Dataset from pandas DataFrame that has list

Spencer_Uresk · August 15, 2022, 1:46pm

I am having a bit of a time wrapping my brain around the dataset functionality. I have a csv file that looks like this:

gender,products
M,[1,2]
M,[1,7,5,8]

I normally would create a dataset by doing something like:

tf.data.Dataset.from_tensor_slices(dict(df))

But TF complains about not being able to figure out the type spec from a list or numpy array. I tried to just leave it as a string and convert it in a map function with something like this:

@tf.function
def eval_products(x):
    y = {}
    y.update(x)
    if tf.strings.length(x['products']) > 2:
        arr = tf.strings.split(tf.strings.substr(x['products'], 1, tf.strings.length(x['products'])-2), ',')
        y['products'] = tf.strings.to_number(tf.strings.strip(arr))
    else:
        y['products'] = tf.ragged.constant([-1.])
    return y

ds = ds.map(eval_products)

This works, but feels really messy, and I can’t get it to make products a RaggedTensor instead of a plain Tensor. It seems like I’m missing something really basic, but I am not sure what it is and I can’t find any examples in the docs or anywhere else, so any ideas are appreciated.
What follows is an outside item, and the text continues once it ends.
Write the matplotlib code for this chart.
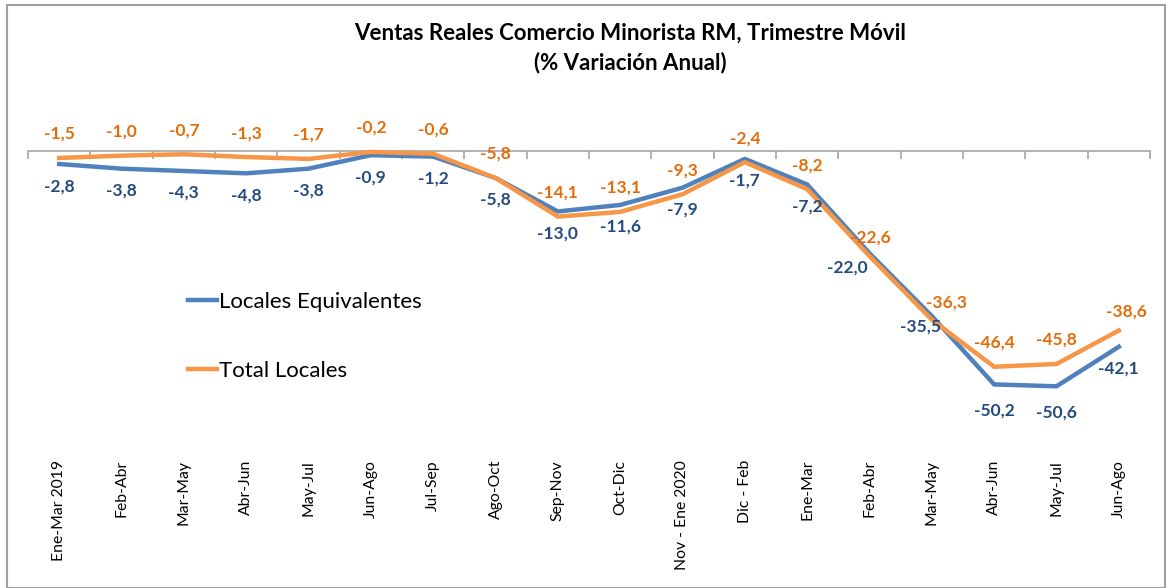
import matplotlib
matplotlib.use("Agg")
import matplotlib.pyplot as plt
from matplotlib.patches import Rectangle
import numpy as np

plt.rcParams['font.family'] = ['Lato', 'DejaVu Sans']

# -------------------------------
# datos
# -------------------------------
periodos = ["Ene-Mar 2019", "Feb-Abr", "Mar-May", "Abr-Jun", "May-Jul", "Jun-Ago",
            "Jul-Sep", "Ago-Oct", "Sep-Nov", "Oct-Dic", "Nov - Ene 2020", "Dic - Feb",
            "Ene-Mar", "Feb-Abr", "Mar-May", "Abr-Jun", "May-Jul", "Jun-Ago"]
locales_equiv = [-2.8, -3.8, -4.3, -4.8, -3.8, -0.9, -1.2, -5.8, -13.0, -11.6,
                 -7.9, -1.7, -7.2, -22.0, -35.5, -50.2, -50.6, -42.1]
total_locales = [-1.5, -1.0, -0.7, -1.3, -1.7, -0.2, -0.6, -5.8, -14.1, -13.1,
                 -9.3, -2.4, -8.2, -22.6, -36.3, -46.4, -45.8, -38.6]

AZUL = '#4F81BD'
AZUL_TXT = '#254A80'
NARANJA = '#F79646'
NARANJA_TXT = '#E46C0A'

# desplazamientos de etiquetas (px) -> por defecto arriba / abajo
off_naranja = {13: (1, 19), 14: (15, 17), 17: (8, 19)}
off_azul = {13: (-22, -14), 14: (-11, -10), 15: (0, -26), 16: (0, -26)}

# -------------------------------
# figura
# -------------------------------
fig = plt.figure(figsize=(11.7, 5.88), dpi=100)
ax = fig.add_axes([28 / 1170, 1 - 430 / 588, (1150 - 28) / 1170, (430 - 104.5) / 588])

x = np.arange(len(periodos))
l1, = ax.plot(x, locales_equiv, color=AZUL, lw=3.2, solid_joinstyle='miter',
              label='Locales Equivalentes', zorder=3)
l2, = ax.plot(x, total_locales, color=NARANJA, lw=3.2, solid_joinstyle='miter',
              label='Total Locales', zorder=3)

ax.set_xlim(-0.5, len(periodos) - 0.5)
ax.set_ylim(-60, 10)

for s in ['top', 'right', 'left']:
    ax.spines[s].set_visible(False)
ax.spines['bottom'].set_position(('data', 0))
ax.spines['bottom'].set_color('#A6A6A6')
ax.spines['bottom'].set_linewidth(1.2)
ax.set_yticks([])
ax.set_xticks(np.arange(-0.5, len(periodos)), minor=False)
ax.tick_params(axis='x', length=6, width=1.2, color='#A6A6A6', labelbottom=False)

# etiquetas del eje abajo
for i, p in enumerate(periodos):
    ax.annotate(p, (i, 0), xycoords=('data', 'axes fraction'),
                xytext=(0, -30 * 0.72), textcoords='offset points',
                rotation=90, ha='center', va='top', fontsize=11.3, color='black')

# etiquetas de datos
for i in range(len(periodos)):
    dx, dy = off_naranja.get(i, (0, 24))
    ax.annotate(f"{total_locales[i]:.1f}".replace('.', ','), (i, total_locales[i]),
                xytext=(dx * 0.72, dy * 0.72), textcoords='offset points',
                ha='center', va='center', fontsize=12.5, fontweight='bold',
                color=NARANJA_TXT, zorder=4)
    dx, dy = off_azul.get(i, (0, -22))
    ax.annotate(f"{locales_equiv[i]:.1f}".replace('.', ','), (i, locales_equiv[i]),
                xytext=(dx * 0.72, dy * 0.72), textcoords='offset points',
                ha='center', va='center', fontsize=12.5, fontweight='bold',
                color=AZUL_TXT, zorder=4)

leg = fig.legend(handles=[l1, l2], loc='upper left',
                 bbox_to_anchor=(168 / 1170, 1 - 272 / 588), frameon=False,
                 fontsize=16, handlelength=1.3, handletextpad=0.1,
                 labelspacing=2.2)

fig.text(630 / 1170, 1 - 48 / 588,
         "Ventas Reales Comercio Minorista RM, Trimestre Móvil\n(% Variación Anual)",
         ha='center', va='center', fontsize=16, fontweight='bold',
         linespacing=1.4)

fig.patches.append(Rectangle((7 / 1170, 0), (1165 - 7) / 1170, 1 - 5 / 588,
                             transform=fig.transFigure, fill=False,
                             edgecolor='#A0A0A0', lw=1.5))

fig.savefig('out.png', dpi=100)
Kiran_Sai_Ramineni · November 29, 2023, 12:48pm

Hi @Spencer_Uresk, I have tried to convert the products to ragged tensors with a similar type of code.

def convert_to_ragged(gender, products):
    products = tf.strings.regex_replace(products, "[\[\]']", "")
    split_products = tf.strings.split(products, ',')
    ragged_tensor = tf.RaggedTensor.from_row_lengths(split_products, row_lengths=tf.strings.length(split_products))
    return gender, ragged_tensor

please refer to this gist for complete code. And let us know if it helps. Thank You.